## Start

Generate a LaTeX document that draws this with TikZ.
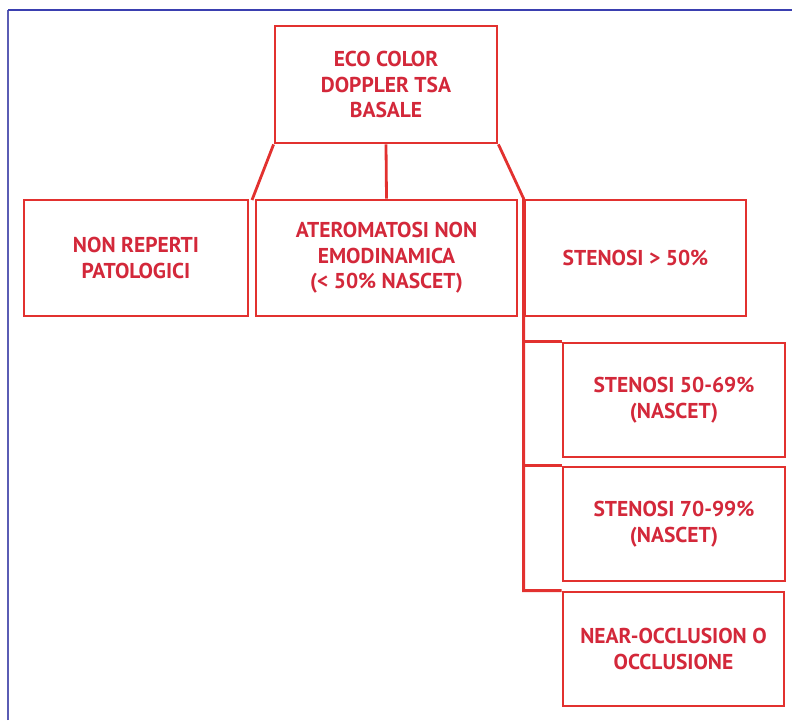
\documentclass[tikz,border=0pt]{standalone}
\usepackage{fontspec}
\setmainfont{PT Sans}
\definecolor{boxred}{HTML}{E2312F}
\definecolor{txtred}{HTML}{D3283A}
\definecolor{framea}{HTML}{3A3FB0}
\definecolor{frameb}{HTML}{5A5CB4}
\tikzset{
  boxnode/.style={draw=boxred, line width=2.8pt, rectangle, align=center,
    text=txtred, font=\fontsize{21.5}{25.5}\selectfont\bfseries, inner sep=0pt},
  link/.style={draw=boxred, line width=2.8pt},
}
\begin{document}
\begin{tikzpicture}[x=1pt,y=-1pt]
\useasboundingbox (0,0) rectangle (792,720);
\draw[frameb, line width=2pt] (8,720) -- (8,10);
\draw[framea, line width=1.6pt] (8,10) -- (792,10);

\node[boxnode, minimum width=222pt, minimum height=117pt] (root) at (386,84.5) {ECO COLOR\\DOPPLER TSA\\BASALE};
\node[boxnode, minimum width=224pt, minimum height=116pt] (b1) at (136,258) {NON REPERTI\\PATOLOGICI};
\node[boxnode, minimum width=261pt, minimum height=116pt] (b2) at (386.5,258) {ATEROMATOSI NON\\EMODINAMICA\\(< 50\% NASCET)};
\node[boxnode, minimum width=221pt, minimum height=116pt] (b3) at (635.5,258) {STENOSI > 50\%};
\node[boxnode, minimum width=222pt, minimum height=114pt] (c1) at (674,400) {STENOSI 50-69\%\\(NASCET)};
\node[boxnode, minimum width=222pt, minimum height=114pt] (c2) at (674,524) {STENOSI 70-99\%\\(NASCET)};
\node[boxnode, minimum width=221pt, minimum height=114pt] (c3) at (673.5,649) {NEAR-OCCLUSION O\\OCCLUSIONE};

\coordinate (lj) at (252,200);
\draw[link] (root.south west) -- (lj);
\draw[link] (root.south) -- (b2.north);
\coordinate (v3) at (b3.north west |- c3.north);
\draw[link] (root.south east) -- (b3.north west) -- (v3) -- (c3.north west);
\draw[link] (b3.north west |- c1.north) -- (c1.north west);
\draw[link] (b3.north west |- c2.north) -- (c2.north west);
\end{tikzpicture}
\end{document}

## End

▸ Stated problem: Every line above should be returned exactly; the pictures stay out.

▸ Answer for the task:
Generate a LaTeX document that draws this with TikZ.
\documentclass[tikz,border=0pt]{standalone}
\usepackage{fontspec}
\setmainfont{PT Sans}
\definecolor{boxred}{HTML}{E2312F}
\definecolor{txtred}{HTML}{D3283A}
\definecolor{framea}{HTML}{3A3FB0}
\definecolor{frameb}{HTML}{5A5CB4}
\tikzset{
  boxnode/.style={draw=boxred, line width=2.8pt, rectangle, align=center,
    text=txtred, font=\fontsize{21.5}{25.5}\selectfont\bfseries, inner sep=0pt},
  link/.style={draw=boxred, line width=2.8pt},
}
\begin{document}
\begin{tikzpicture}[x=1pt,y=-1pt]
\useasboundingbox (0,0) rectangle (792,720);
\draw[frameb, line width=2pt] (8,720) -- (8,10);
\draw[framea, line width=1.6pt] (8,10) -- (792,10);

\node[boxnode, minimum width=222pt, minimum height=117pt] (root) at (386,84.5) {ECO COLOR\\DOPPLER TSA\\BASALE};
\node[boxnode, minimum width=224pt, minimum height=116pt] (b1) at (136,258) {NON REPERTI\\PATOLOGICI};
\node[boxnode, minimum width=261pt, minimum height=116pt] (b2) at (386.5,258) {ATEROMATOSI NON\\EMODINAMICA\\(< 50\% NASCET)};
\node[boxnode, minimum width=221pt, minimum height=116pt] (b3) at (635.5,258) {STENOSI > 50\%};
\node[boxnode, minimum width=222pt, minimum height=114pt] (c1) at (674,400) {STENOSI 50-69\%\\(NASCET)};
\node[boxnode, minimum width=222pt, minimum height=114pt] (c2) at (674,524) {STENOSI 70-99\%\\(NASCET)};
\node[boxnode, minimum width=221pt, minimum height=114pt] (c3) at (673.5,649) {NEAR-OCCLUSION O\\OCCLUSIONE};

\coordinate (lj) at (252,200);
\draw[link] (root.south west) -- (lj);
\draw[link] (root.south) -- (b2.north);
\coordinate (v3) at (b3.north west |- c3.north);
\draw[link] (root.south east) -- (b3.north west) -- (v3) -- (c3.north west);
\draw[link] (b3.north west |- c1.north) -- (c1.north west);
\draw[link] (b3.north west |- c2.north) -- (c2.north west);
\end{tikzpicture}
\end{document}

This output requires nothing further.